Il existe des jeux qu’il ne vaut mieux pas sortir en famille. Le genre de belle saloperie qu’il faudrait oublier au fond d’une armoire, à côté d’une tablette de Ouija. Le genre de jeu qui fait ressortir toute la noirceur d’une âme, toute la perversité d’un être pourtant aimé, bref toute la filsdeputerie™ latente en chacun de nous.
Bref, vous avez choisi d’offrir C’est moi le Patron ! (I’m the Boss dans la langue de Donald Trump) à votre frère/ oncle/ arrière-grand-mère paternelle Gisèle et vous allez amèrement le regretter.
Ce qui frappe en premier lieu dans ce jeu de plateau de Sid Sackson, c’est sa grande laideur des illustrations et la pauvreté du matériel. Mais ne t’inquiète pas fidèle lecteur : tu t’en doutes la beauté est ailleurs. C’est moi le Patron ! fait partie de cette catégorie de jeux où le matériel n’est qu’un cadre formel pour l’exécution de l’exercice ludique, car au-delà du plateau sommaire, des quelques tuiles basiques, du paquet de cartes, des billets et des dés qui le composent, le jeu repose essentiellement sur de la négociation acharnée entre les joueurs. Oubliez le discours Win-win mielleux et hypocrite dispensé dans les grandes écoles de commerce : on est ici pour entuber son prochain, dans la joie et l’allégresse.
La mécanique ludique est rudimentaire : on lance un dé, puis on atterrit sur une tuile affaire. Cette affaire peut être conclue en présence d’un certain nombre de familles influentes dont il faudra réunir un membre pour achever la transaction et empocher le pactole.
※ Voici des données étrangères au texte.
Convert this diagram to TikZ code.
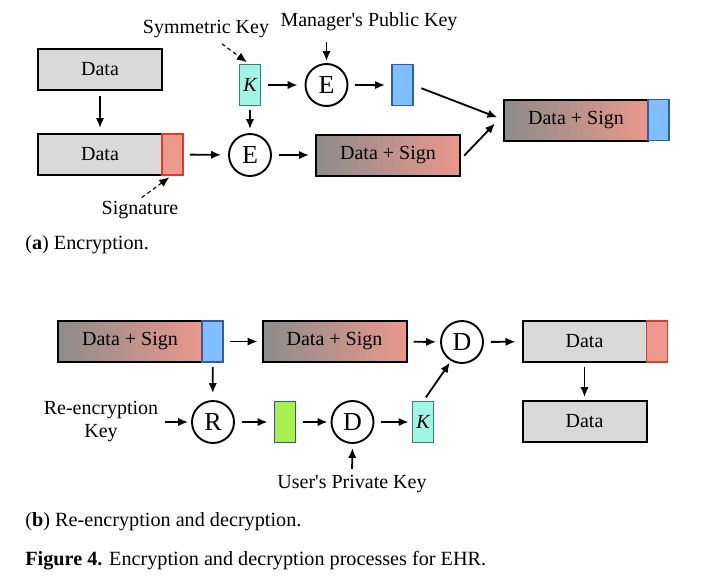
\documentclass[tikz,border=0pt]{standalone}
\usepackage{fontspec}
\setmainfont{Liberation Serif}
\newfontfamily\diagfont{Liberation Serif}
\usetikzlibrary{positioning,arrows.meta}
\definecolor{datagray}{RGB}{217,217,217}
\definecolor{shadegray}{RGB}{140,140,140}
\definecolor{shadered}{RGB}{234,152,138}
\definecolor{sigfill}{RGB}{237,153,141}
\definecolor{sigline}{RGB}{218,62,36}
\definecolor{bluefill}{RGB}{128,191,255}
\definecolor{blueline}{RGB}{52,92,160}
\definecolor{keyfill}{RGB}{160,246,230}
\definecolor{keyline}{RGB}{60,128,112}
\definecolor{greenfill}{RGB}{168,240,80}
\definecolor{greenline}{RGB}{48,92,140}

\begin{document}
\begin{tikzpicture}[x=0.5pt, y=-0.5pt, >={Latex[length=5pt,width=4.2pt]},
    box/.style={rectangle, draw, line width=1pt, minimum width=62pt, minimum height=20.5pt, inner sep=0pt, outer sep=0pt, font=\diagfont\fontsize{10}{12}\selectfont},
    databox/.style={box, fill=datagray},
    signbox/.style={box, minimum width=72pt, left color=shadegray, right color=shadered},
    tab/.style={rectangle, draw, line width=0.9pt, minimum width=10.5pt, minimum height=20.5pt, inner sep=0pt, outer sep=0pt, font=\diagfont\fontsize{10}{12}\selectfont\itshape},
    sigtab/.style={tab, fill=sigfill, draw=sigline},
    bluetab/.style={tab, fill=bluefill, draw=blueline},
    keytab/.style={tab, fill=keyfill, draw=keyline},
    greentab/.style={tab, fill=greenfill, draw=greenline},
    op/.style={circle, draw, line width=0.95pt, minimum size=21pt, inner sep=0pt, font=\diagfont\fontsize{13}{13}\selectfont},
    lbl/.style={font=\diagfont\fontsize{10}{11.5}\selectfont, align=center, inner sep=1pt},
    captext/.style={anchor=west, inner sep=0pt, font=\fontsize{10.1}{12}\selectfont},
    arr/.style={->, line width=0.9pt, shorten <=3.5pt, shorten >=3.5pt},
    dasharr/.style={->, line width=0.55pt, dash pattern=on 2pt off 1.5pt, shorten <=1pt, shorten >=2pt}]
    \useasboundingbox (0,0) rectangle (718,584);

    % (a) encryption
    \node [databox] (data1) at (100,69) {Data};
    \node [databox] (data2) at (100,154.5) {Data};
    \node [sigtab, right=0pt of data2] (sig) {};
    \node [op] (enc1) at (250,155) {E};
    \node [signbox] (ds1) at (388,155) {Data + Sign};
    \node [keytab] (key1) at (250,85) {K};
    \node [op] (enc2) at (326.5,85) {E};
    \node [bluetab] (pub1) at (402.5,85) {};
    \node [signbox] (ds2) at (576,120) {Data + Sign};
    \node [bluetab, right=0pt of ds2] (pub2) {};
    \node [lbl] (symkey) at (206,29) {Symmetric Key};
    \node [lbl] (mgrkey) at (369,22) {Manager's Public Key};
    \node [lbl] (signlbl) at (140,210) {Signature};
    \node [captext] (capa) at (25,245) {(\textbf{a}) Encryption.};

    \draw[arr, shorten <=3pt, shorten >=3pt] (data1) -- (data2);
    \draw[arr] (sig) -- (enc1);
    \draw[arr] (enc1) -- (ds1);
    \draw[arr, shorten <=2pt, shorten >=2pt] (key1) -- (enc1);
    \draw[arr] (key1) -- (enc2);
    \draw[arr] (enc2) -- (pub1);
    \draw[arr, shorten <=4.5pt] (pub1.east) -- (ds2.west);
    \draw[arr, shorten <=3pt, shorten >=6.5pt] ([yshift=-2.5pt]ds1.east) -- ([yshift=3pt]ds2.west);
    \draw[dasharr, shorten <=3pt] ([xshift=5.5pt]symkey.south) -- (key1.north);
    \draw[arr, shorten <=4.5pt, shorten >=1pt] (mgrkey.south -| enc2) -- (enc2.north);
    \draw[dasharr] (signlbl.north) -- (sig.south);

    % (b) re-encryption and decryption
    \node [signbox] (ds3) at (130,341.5) {Data + Sign};
    \node [bluetab, right=0pt of ds3] (pub3) {};
    \node [signbox] (ds4) at (334.5,341.5) {Data + Sign};
    \node [op] (dec1) at (462,342) {D};
    \node [databox] (data3) at (584.5,341.5) {Data};
    \node [sigtab, right=0pt of data3] (sig2) {};
    \node [databox] (data4) at (584.5,421.5) {Data};
    \node [op] (reenc) at (213,422) {R};
    \node [greentab] (green) at (285,422) {};
    \node [op] (dec2) at (352.5,422) {D};
    \node [keytab] (key2) at (423,422) {K};
    \node [lbl] (relbl) at (101,422) {Re-encryption\\Key};
    \node [lbl] (userkey) at (352,484) {User's Private Key};
    \node [captext] (capb) at (25,522) {(\textbf{b}) Re-encryption and decryption.};
    \node [captext] (figcap) at (25,561) {\textbf{Figure 4.} Encryption and decryption processes for EHR.};

    \draw[arr, shorten >=2.5pt] (pub3) -- (ds4);
    \draw[arr, shorten >=2pt] (ds4) -- (dec1);
    \draw[arr] (dec1) -- (data3);
    \draw[arr, shorten <=2.5pt, shorten >=2pt] (data3) -- (data4);
    \draw[arr, shorten <=2.5pt, shorten >=3.5pt] (pub3) -- (reenc);
    \draw[arr, shorten <=2pt, shorten >=1.5pt] (relbl.east) -- (reenc);
    \draw[arr] (reenc) -- (green);
    \draw[arr, shorten >=1.5pt] (green) -- (dec2);
    \draw[arr, shorten >=2pt] (dec2) -- (key2);
    \draw[arr, shorten <=2.5pt, shorten >=1pt] (key2.north) -- (dec1.240);
    \draw[arr, shorten <=2pt, shorten >=2pt] (userkey.north) -- (dec2.south);
\end{tikzpicture}
\end{document}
Pour ce faire, chaque affaire nécessitera une phase de négociation et de combines de partage d’intérêts, d’alliances bancales, menaces et coups tordus. Pour ne rien arranger, les cartes permettent de faire capoter certaines affaires par des effets pervers tels que C’est moi le Patron ! (qui a donné son nom au jeu si vous suiviez un tant soit peu) qui autorise un joueur mis à la marge de devenir l’acteur principal des négociations et de renverser la vapeur. On aboutit donc bien souvent à de belles petites foires d’empoignes où les deus ex machina et les coups pendables surviennent encore plus fréquemment que dans un épisode de Game of Thrones.
Au regard de ces quelques explications, je serais cependant bien mal avisé de ne pas vous mettre en garde : ce jeu peut-être extrêmement bancal.
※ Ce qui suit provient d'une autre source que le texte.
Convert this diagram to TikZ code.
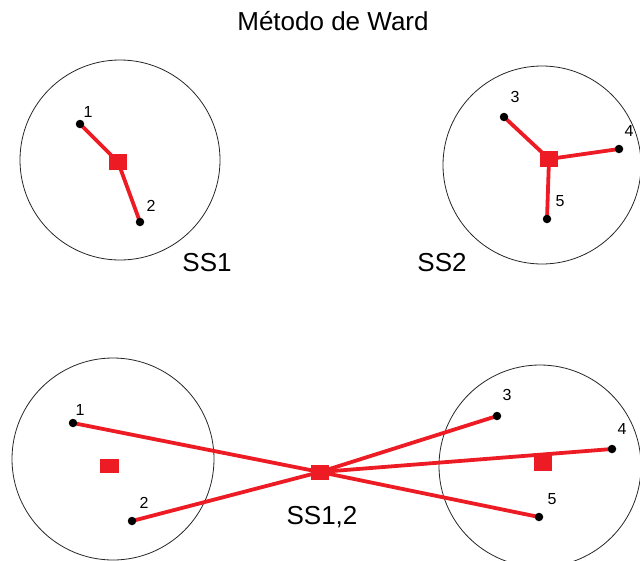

Aussi je conseille 3 points essentiels :
- De choisir les joueurs avec soin ;
- De bien prendre le temps d’expliquer le sel du jeu et mettre les joueurs en condition ;
- De le sortir légèrement désinhibé.
En effet, la plupart des personnes avec qui j’ai eu le plaisir de jouer sont prudentes, réticentes, timides et sans doute un poil trop honnêtes pour pratiquer un jeu où le but ultime et d’incarner le salaud splendide, l’enfoiré suprême.
Après la dinde aux marrons et la buche de noël aux relents de beurre, il sera bien difficile de faire la part des choses et ne pas considérer votre cousin Gontrand comme un rival potentiel dans vos magouilles ignobles visant à récupérer la totalité de l’héritage de cette bonne vieille Gisèle.
Bref, pour foutre le zbeule et gâcher un 25 décembre ennuyeux, rien de mieux qu’une bonne grosse partie de C’est moi le Patron !.